Redakteur/in: Kerstin Quirchtmayr - Veröffentlicht am 02.08.2016
Der Kunde hatte einen Krankenversicherungsvertrag auf unbestimmte Zeit abgeschlossen, dem die Allgemeinen Versicherungsbedingungen für die Krankheitskosten- und Krankenhaus-Taggeldversicherung (AVB) zugrunde lagen. Am 5. November 2012 kündigte er den Vertrag, weil er sich ein besseres Angebot von einer anderen Versicherungsanstalt erwartete. Das akzeptierte die Versicherung nicht – und stellte in ihrem Schreiben mit Verweis auf die AVB fest, dass die Kündigung zeitwidrig sei.
Darin heißt es nämlich unter anderem: „Der Versicherungsnehmer hat das Recht, den Versicherungsvertrag zum Ende eines jeden Versicherungsjahrs, frühestens aber zum Ablauf einer vereinbarten Vertragsdauer, mit einer Frist von drei Monaten zu kündigen.“ Die Versicherung habe im Februar 1991 begonnen, also ende das laufende Versicherungsjahr am 31. Jänner 2014. Zu diesem Datum werde der Vertrag dann beendet.
Nun trat jedoch der Kunde Ende Oktober 2013 per Schreiben von seiner Kündigung zurück – diese sei nur durch ein Missverständnis verschickt worden. Von der Versicherung kam darauf keine Reaktion.
Nach Unfall: Kündigung könne nicht mehr widerrufen werden
Als sich der Mann im Juni 2014 bei einem Sturz schwer verletzte (Diagnose: Akutes Subduralhämatom), musste er 69 Tage stationär im Krankenhaus behandelt werden. Die Leistung der Krankenversicherung blieb aus; diese teilte dem Patienten mit, dass eine Rücknahme der Kündigung nicht möglich sei.

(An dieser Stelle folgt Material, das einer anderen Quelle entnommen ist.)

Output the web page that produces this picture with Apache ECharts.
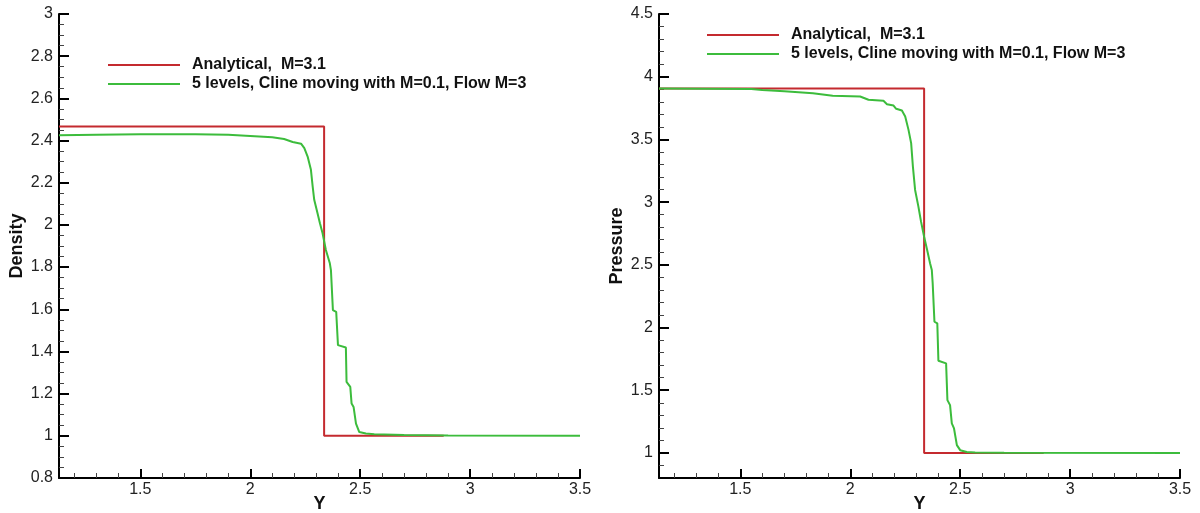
<!DOCTYPE html>
<html>
<head>
<meta charset="utf-8">
<script src="https://cdn.jsdelivr.net/npm/echarts@6/dist/echarts.min.js"></script>
<style>
html,body{margin:0;padding:0;background:#fff;}
#c{width:1200px;height:513px;}
</style>
</head>
<body>
<div id="c"></div>
<script>
// ---- data ----
var seriesNames = ['Analytical,  M=3.1', '5 levels, Cline moving with M=0.1, Flow M=3'];

var analyticX   = [1.13, 2.336, 2.336, 2.88];
var analyticRho = [2.467, 2.467, 1.0, 1.0];
var analyticP   = [3.905, 3.905, 1.0, 1.0];

var rhoX = [1.13, 1.30, 1.50, 1.75, 1.90, 2.00, 2.10, 2.154, 2.193, 2.231, 2.246, 2.261, 2.276, 2.284, 2.291, 2.306, 2.317, 2.329, 2.344, 2.362, 2.367, 2.376, 2.391, 2.399, 2.435, 2.438, 2.455, 2.461, 2.470, 2.481, 2.496, 2.526, 2.564, 2.70, 2.90, 3.50];
var rhoY = [2.425, 2.428, 2.430, 2.430, 2.427, 2.422, 2.416, 2.407, 2.393, 2.385, 2.364, 2.324, 2.261, 2.182, 2.119, 2.055, 2.008, 1.960, 1.881, 1.818, 1.786, 1.596, 1.588, 1.430, 1.419, 1.256, 1.232, 1.153, 1.137, 1.058, 1.018, 1.011, 1.007, 1.004, 1.002, 1.000];

var pX = [1.13, 1.55, 1.60, 1.70, 1.83, 1.92, 2.045, 2.083, 2.151, 2.167, 2.197, 2.209, 2.235, 2.25, 2.265, 2.277, 2.285, 2.295, 2.310, 2.322, 2.336, 2.348, 2.363, 2.371, 2.375, 2.383, 2.396, 2.401, 2.436, 2.442, 2.454, 2.462, 2.472, 2.485, 2.50, 2.53, 2.568, 2.70, 3.50];
var pY = [3.905, 3.902, 3.894, 3.884, 3.868, 3.848, 3.842, 3.816, 3.808, 3.781, 3.770, 3.744, 3.730, 3.683, 3.576, 3.470, 3.283, 3.097, 2.964, 2.844, 2.724, 2.632, 2.512, 2.459, 2.352, 2.046, 2.033, 1.735, 1.714, 1.421, 1.381, 1.235, 1.195, 1.062, 1.022, 1.008, 1.003, 1.002, 1.000];

var xMajorTicks = [1.5, 2, 2.5, 3, 3.5];
var xMinorTicks = [1.2, 1.3, 1.4, 1.6, 1.7, 1.8, 1.9, 2.1, 2.2, 2.3, 2.4, 2.6, 2.7, 2.8, 2.9, 3.1, 3.2, 3.3, 3.4];
var rhoMajorTicks = [0.8, 1, 1.2, 1.4, 1.6, 1.8, 2, 2.2, 2.4, 2.6, 2.8, 3];
var rhoMinorTicks = [0.85, 0.9, 0.95, 1.05, 1.1, 1.15, 1.25, 1.3, 1.35, 1.45, 1.5, 1.55, 1.65, 1.7, 1.75, 1.85, 1.9, 1.95, 2.05, 2.1, 2.15, 2.25, 2.3, 2.35, 2.45, 2.5, 2.55, 2.65, 2.7, 2.75, 2.85, 2.9, 2.95];
var pMajorTicks = [1, 1.5, 2, 2.5, 3, 3.5, 4, 4.5];
var pMinorTicks = [0.9, 1.1, 1.2, 1.3, 1.4, 1.6, 1.7, 1.8, 1.9, 2.1, 2.2, 2.3, 2.4, 2.6, 2.7, 2.8, 2.9, 3.1, 3.2, 3.3, 3.4, 3.6, 3.7, 3.8, 3.9, 4.1, 4.2, 4.3, 4.4];

function zip(a, b) { return a.map(function (v, i) { return [v, b[i]]; }); }

var RED = '#c42a2f', GREEN = '#3cbc3c';
var FONT = 'Liberation Sans, Arial, sans-serif';

function xMajor(g) {
  return {
    type: 'value', gridIndex: g, min: 1.13, max: 3.5, position: 'bottom',
    name: 'Y', nameLocation: 'middle', nameGap: 17, nameMoveOverlap: false,
    nameTextStyle: { fontFamily: FONT, fontWeight: 'bold', fontSize: 18, color: '#111' },
    axisLine: { show: true, onZero: false, lineStyle: { color: '#000', width: 2 } },
    axisTick: { show: true, inside: true, length: 9, customValues: xMajorTicks, lineStyle: { color: '#000', width: 2 } },
    axisLabel: { show: true, customValues: xMajorTicks, fontFamily: FONT, fontSize: 16, color: '#222', margin: 4 },
    splitLine: { show: false }
  };
}
function xMinor(g) {
  return {
    type: 'value', gridIndex: g, min: 1.13, max: 3.5, position: 'bottom',
    axisLine: { show: false, onZero: false },
    axisTick: { show: true, inside: true, length: 5, customValues: xMinorTicks, lineStyle: { color: '#444', width: 1 } },
    axisLabel: { show: false },
    splitLine: { show: false }
  };
}
function yMajor(g, min, max, ticks, name) {
  return {
    type: 'value', gridIndex: g, min: min, max: max, position: 'left',
    name: name, nameLocation: 'middle', nameGap: 33, nameMoveOverlap: false,
    nameTextStyle: { fontFamily: FONT, fontWeight: 'bold', fontSize: 18, color: '#111' },
    axisLine: { show: true, onZero: false, lineStyle: { color: '#000', width: 2 } },
    axisTick: { show: true, inside: true, length: 10, customValues: ticks, lineStyle: { color: '#000', width: 2 } },
    axisLabel: { show: true, customValues: ticks, fontFamily: FONT, fontSize: 16, color: '#222', margin: 6 },
    splitLine: { show: false }
  };
}
function yMinor(g, min, max, ticks) {
  return {
    type: 'value', gridIndex: g, min: min, max: max, position: 'left',
    axisLine: { show: false, onZero: false },
    axisTick: { show: true, inside: true, length: 5, customValues: ticks, lineStyle: { color: '#444', width: 1 } },
    axisLabel: { show: false },
    splitLine: { show: false }
  };
}
function legendAt(left, top) {
  return {
    orient: 'vertical', left: left, top: top, padding: 0,
    icon: 'rect', itemWidth: 72, itemHeight: 2, itemGap: 3,
    data: seriesNames,
    textStyle: { fontFamily: FONT, fontWeight: 'bold', fontSize: 16, lineHeight: 16, color: '#111', padding: [0, 0, 0, 7] }
  };
}
function lineSeries(name, xi, yi, data, color, z) {
  return {
    name: name, type: 'line', xAxisIndex: xi, yAxisIndex: yi,
    data: data, showSymbol: false, symbol: 'none', z: z,
    lineStyle: { color: color, width: 2 }, itemStyle: { color: color },
    animation: false
  };
}

var chart = echarts.init(document.getElementById('c'), null, { renderer: 'canvas' });
chart.setOption({
  backgroundColor: '#fff',
  animation: false,
  grid: [
    { left: 59, top: 14, width: 521, height: 464, outerBoundsMode: 'none', containLabel: false },
    { left: 659, top: 14, width: 521, height: 464, outerBoundsMode: 'none', containLabel: false }
  ],
  legend: [legendAt(108, 57), legendAt(707, 27)],
  xAxis: [xMajor(0), xMinor(0), xMajor(1), xMinor(1)],
  yAxis: [
    yMajor(0, 0.8, 3, rhoMajorTicks, 'Density'), yMinor(0, 0.8, 3, rhoMinorTicks),
    yMajor(1, 0.8, 4.5, pMajorTicks, 'Pressure'), yMinor(1, 0.8, 4.5, pMinorTicks)
  ],
  series: [
    lineSeries(seriesNames[0], 0, 0, zip(analyticX, analyticRho), RED, 2),
    lineSeries(seriesNames[1], 0, 0, zip(rhoX, rhoY), GREEN, 3),
    lineSeries(seriesNames[0], 2, 2, zip(analyticX, analyticP), RED, 2),
    lineSeries(seriesNames[1], 2, 2, zip(pX, pY), GREEN, 3)
  ]
});
</script>
</body>
</html>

In seiner Klage forderte der Kunde nun vom Versicherer neben einer Summe von mehr als 5.000 Euro auch die Feststellung, dass der Versicherungsvertrag weiterhin aufrecht sei. Weil die Versicherung nicht auf seine „Kündigungsrücknahme“ reagiert habe, sei von ihrer Zustimmung zum Weiterlaufen der Krankenversicherung auszugehen.
Schweigen gilt als Zustimmung
Das Berufungsgericht gab der Klage statt, der Oberste Gerichtshof (7 Ob 86/16x) bestätigte diese Entscheidung. Der Versicherer habe eine unwirksame Kündigung zurückzuweisen. Tut er das nicht, müsse er sich so behandeln lassen, als wäre der Versicherungsvertrag wirksam gekündigt worden. Die Höchstrichter deuten auf Basis der Grundsätze von Treu und Glauben das Schweigen des Versicherers als Annahme eines in der Kündigung liegenden Angebots auf Vertragsaufhebung. Aufgrund der gleichen Interessenslage habe der Versicherer auch den Widerruf einer zeitwidrigen Kündigung zurückzuweisen. Schweigen des Versicherers zu diesem – als Angebot zur Fortsetzung des Versicherungsverhältnisses zu sehenden – Widerruf gelte als Zustimmung.